— Exercise task —
All lines below must be repeated exactly, with the pictures omitted.

— Supplied data —
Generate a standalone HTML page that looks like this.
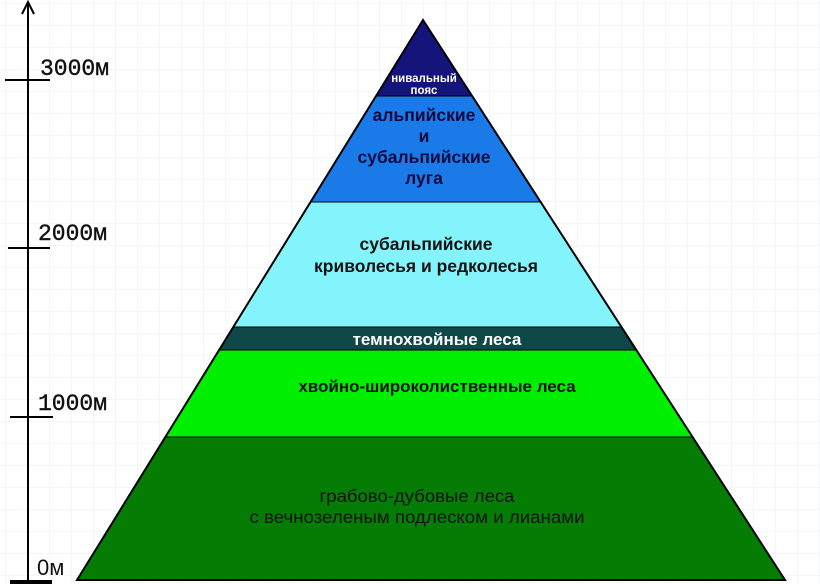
<!DOCTYPE html>
<html><head><meta charset="utf-8"><style>
html,body{margin:0;padding:0;background:#fff;}
svg{display:block;}
text{font-family:"Liberation Sans",sans-serif;}
.m{font-family:"Liberation Mono",monospace;font-size:23px;fill:#111;stroke:#111;stroke-width:0.4;}
</style></head><body>
<svg width="820" height="584" viewBox="0 0 820 584" xmlns="http://www.w3.org/2000/svg">
<defs>
<pattern id="g" width="22" height="22" patternUnits="userSpaceOnUse" x="6" y="4">
<path d="M22 0V22M0 22H22" fill="none" stroke="#e2f2f4" stroke-width="1"/>
</pattern>
</defs>
<rect width="820" height="584" fill="#fff"/>
<rect width="820" height="584" fill="url(#g)"/>

<line x1="28" y1="2" x2="28" y2="584" stroke="#000" stroke-width="2"/>
<path d="M22 14L28 2L34 14" fill="none" stroke="#000" stroke-width="2"/>
<line x1="5" y1="80" x2="50" y2="80" stroke="#000" stroke-width="2"/>
<line x1="8" y1="248" x2="50" y2="248" stroke="#000" stroke-width="2"/>
<line x1="10" y1="417" x2="53" y2="417" stroke="#000" stroke-width="2"/>
<line x1="10" y1="582" x2="52" y2="582" stroke="#000" stroke-width="4"/>
<text class="m" x="40" y="75">3000м</text>
<text class="m" x="38" y="240">2000м</text>
<text class="m" x="38" y="410">1000м</text>
<text class="m" x="37" y="575" style="font-family:'Liberation Sans Narrow','Liberation Sans',sans-serif;font-size:22px;stroke-width:0">0м</text>

<polygon points="423,20 472,96 376,96" fill="#14147a"/>
<polygon points="376,96 472,96 540,202 311,202" fill="#1a7ae8"/>
<polygon points="311,202 540,202 621,327 233,327" fill="#84f4fc"/>
<polygon points="233,327 621,327 636,350 219,350" fill="#0f4848"/>
<polygon points="219,350 636,350 692,437 165,437" fill="#00ee00"/>
<polygon points="165,437 692,437 785,580 77,580" fill="#057d05"/>
<g stroke="#000" stroke-width="2" fill="none">
<polygon points="423,20 785,580 77,580"/>
<line x1="376" y1="96" x2="472" y2="96" stroke-width="1"/>
<line x1="311" y1="202" x2="540" y2="202" stroke-width="1"/>
<line x1="233" y1="327" x2="621" y2="327" stroke-width="1"/>
<line x1="219" y1="350" x2="636" y2="350" stroke-width="1"/>
<line x1="165" y1="437" x2="692" y2="437" stroke-width="1"/>
</g>

<g text-anchor="middle" font-weight="bold">
<text x="424" y="82" font-size="11.5" fill="#fff">нивальный</text>
<text x="424" y="94" font-size="11.5" fill="#fff">пояс</text>
<text x="424" y="121" font-size="17.5" fill="#0a0a40">альпийские</text>
<text x="424" y="142" font-size="17.5" fill="#0a0a40">и</text>
<text x="424" y="163" font-size="17.5" fill="#0a0a40">субальпийские</text>
<text x="424" y="184" font-size="17.5" fill="#0a0a40">луга</text>
<text x="426" y="250" font-size="17.5" fill="#111">субальпийские</text>
<text x="426" y="272" font-size="17.5" fill="#111">криволесья и редколесья</text>
<text x="437" y="345" font-size="17" fill="#fff">темнохвойные леса</text>
<text x="437" y="392" font-size="17" fill="#111">хвойно-широколиственные леса</text>
</g>
<g text-anchor="middle" font-size="17.5" fill="#111" style="font-family:'Liberation Sans Narrow','Liberation Sans',sans-serif">
<text x="417" y="502" textLength="195" lengthAdjust="spacingAndGlyphs" style="font-family:'Liberation Sans Narrow','Liberation Sans',sans-serif">грабово-дубовые леса</text>
<text x="417" y="523" textLength="335" lengthAdjust="spacingAndGlyphs" style="font-family:'Liberation Sans Narrow','Liberation Sans',sans-serif">с вечнозеленым подлеском и лианами</text>
</g>
</svg>
</body></html>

— Exercise response —
Generate a standalone HTML page that looks like this.
<!DOCTYPE html>
<html><head><meta charset="utf-8"><style>
html,body{margin:0;padding:0;background:#fff;}
svg{display:block;}
text{font-family:"Liberation Sans",sans-serif;}
.m{font-family:"Liberation Mono",monospace;font-size:23px;fill:#111;stroke:#111;stroke-width:0.4;}
</style></head><body>
<svg width="820" height="584" viewBox="0 0 820 584" xmlns="http://www.w3.org/2000/svg">
<defs>
<pattern id="g" width="22" height="22" patternUnits="userSpaceOnUse" x="6" y="4">
<path d="M22 0V22M0 22H22" fill="none" stroke="#e2f2f4" stroke-width="1"/>
</pattern>
</defs>
<rect width="820" height="584" fill="#fff"/>
<rect width="820" height="584" fill="url(#g)"/>

<line x1="28" y1="2" x2="28" y2="584" stroke="#000" stroke-width="2"/>
<path d="M22 14L28 2L34 14" fill="none" stroke="#000" stroke-width="2"/>
<line x1="5" y1="80" x2="50" y2="80" stroke="#000" stroke-width="2"/>
<line x1="8" y1="248" x2="50" y2="248" stroke="#000" stroke-width="2"/>
<line x1="10" y1="417" x2="53" y2="417" stroke="#000" stroke-width="2"/>
<line x1="10" y1="582" x2="52" y2="582" stroke="#000" stroke-width="4"/>
<text class="m" x="40" y="75">3000м</text>
<text class="m" x="38" y="240">2000м</text>
<text class="m" x="38" y="410">1000м</text>
<text class="m" x="37" y="575" style="font-family:'Liberation Sans Narrow','Liberation Sans',sans-serif;font-size:22px;stroke-width:0">0м</text>

<polygon points="423,20 472,96 376,96" fill="#14147a"/>
<polygon points="376,96 472,96 540,202 311,202" fill="#1a7ae8"/>
<polygon points="311,202 540,202 621,327 233,327" fill="#84f4fc"/>
<polygon points="233,327 621,327 636,350 219,350" fill="#0f4848"/>
<polygon points="219,350 636,350 692,437 165,437" fill="#00ee00"/>
<polygon points="165,437 692,437 785,580 77,580" fill="#057d05"/>
<g stroke="#000" stroke-width="2" fill="none">
<polygon points="423,20 785,580 77,580"/>
<line x1="376" y1="96" x2="472" y2="96" stroke-width="1"/>
<line x1="311" y1="202" x2="540" y2="202" stroke-width="1"/>
<line x1="233" y1="327" x2="621" y2="327" stroke-width="1"/>
<line x1="219" y1="350" x2="636" y2="350" stroke-width="1"/>
<line x1="165" y1="437" x2="692" y2="437" stroke-width="1"/>
</g>

<g text-anchor="middle" font-weight="bold">
<text x="424" y="82" font-size="11.5" fill="#fff">нивальный</text>
<text x="424" y="94" font-size="11.5" fill="#fff">пояс</text>
<text x="424" y="121" font-size="17.5" fill="#0a0a40">альпийские</text>
<text x="424" y="142" font-size="17.5" fill="#0a0a40">и</text>
<text x="424" y="163" font-size="17.5" fill="#0a0a40">субальпийские</text>
<text x="424" y="184" font-size="17.5" fill="#0a0a40">луга</text>
<text x="426" y="250" font-size="17.5" fill="#111">субальпийские</text>
<text x="426" y="272" font-size="17.5" fill="#111">криволесья и редколесья</text>
<text x="437" y="345" font-size="17" fill="#fff">темнохвойные леса</text>
<text x="437" y="392" font-size="17" fill="#111">хвойно-широколиственные леса</text>
</g>
<g text-anchor="middle" font-size="17.5" fill="#111" style="font-family:'Liberation Sans Narrow','Liberation Sans',sans-serif">
<text x="417" y="502" textLength="195" lengthAdjust="spacingAndGlyphs" style="font-family:'Liberation Sans Narrow','Liberation Sans',sans-serif">грабово-дубовые леса</text>
<text x="417" y="523" textLength="335" lengthAdjust="spacingAndGlyphs" style="font-family:'Liberation Sans Narrow','Liberation Sans',sans-serif">с вечнозеленым подлеском и лианами</text>
</g>
</svg>
</body></html>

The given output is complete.